Senators in Swaziland have abandoned an investigation into criminal offences by police officers because it could put the kingdom in a bad light internationally.
It comes at a time when a United Nations group is demanding answers from Swaziland about police, torture and human rights.
A motion by senators had wanted the Prime Minister Barnabas Dlamini to investigate what local media called, ‘the alarming rate of criminal offences allegedly committed by members of the Royal Swaziland Police service’.
The Times of Swaziland reported (30 June 2017) that the PM was to be asked to see if the presently available disciplinary sanctions against police officers were effective enough to ensure the force had the public’s confidence.
The Times reported, ‘almost all the senators spoke in one voice that it was not the right time to call for such an investigation’. Swaziland had recently been given a seat in the governing body of the International Labour Organisation (ILO) and senators felt it would look bad to be investigating police at such a time.
Meanwhile, a United Nations group is investigating the use of torture by police in Swaziland.
Swaziland ratified the United Nations International Covenant on Civil and Political Rights (ICCPR) in 2004 and its initial report on progress was due by 2005, but 13 years later it has failed to report.
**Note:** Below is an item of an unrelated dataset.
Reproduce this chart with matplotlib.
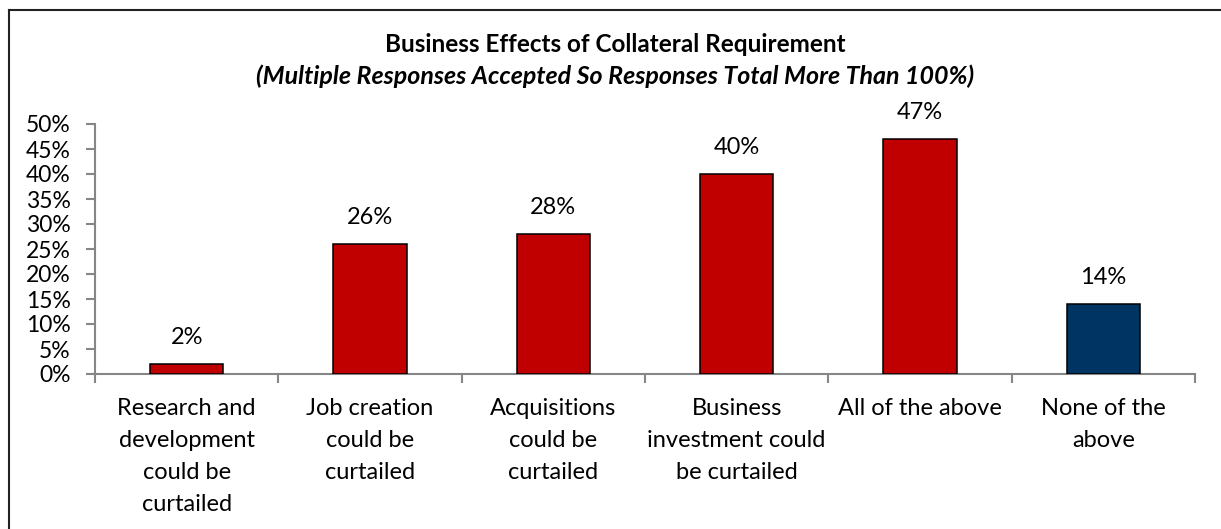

After such a long delay, the Human Rights Committee (HRC) has scheduled a review of the kingdom in the absence of report.
In a wide-ranging document the HRC poses a number of questions to the Swazi Government which was not elected by the people but hand-picked by King Mswati III who rules Swaziland as sub-Saharan Africa’s last absolute monarch.
On the use of police torture HRC asks the government, ‘Please state whether torture is specifically criminalized in the State party, with appropriate penalties, and provide information on whether an independent body exists to investigate complaints and prevent abuse and ill-treatment by law enforcement officials.’
The inquiry also asks for information on the permissible grounds for deprivation of liberty and there is a way to address instances of unlawful arrest or detention.
HRC says, ‘Please also provide information on the rights of persons in police custody, including their right to have access to a lawyer, the stage at which a suspect is allowed access to a lawyer and the maximum period of detention before an individual is brought before a judge.’
It asks for data on the number of law enforcement officials that have been: (a) investigated; (b) prosecuted; (c) convicted or acquitted; and (d) punished, and the nature of the sanctions imposed.
In June 2016, a United Nations review panel looking into human rights in Swaziland was told in a joint report by four organisations, ‘In Mbabane [the Swazi capital], police tortured a 15-year-old boy after his mother had reported him for stealing E85.00 (US$6). The boy alleges that he was beaten with a slasher (metal blade tool for cutting grass) and knobkerrie (club) for five hours. While enduring the pain, he alleges that he was made to count the strokes aloud for the police to hear. Instead of being charged, the boy was physically assaulted and made to sit in a chair for thirty minutes before he was sent back home.’
The report was submitted to the United Human Rights Council Working Group on the Universal Periodic Review of Swaziland by the Swaziland Multi-Media Community Network, Swaziland Concerned Church Leaders, Swaziland Coalition of Concerned Civic Organisations and Constituent Assembly – Swaziland.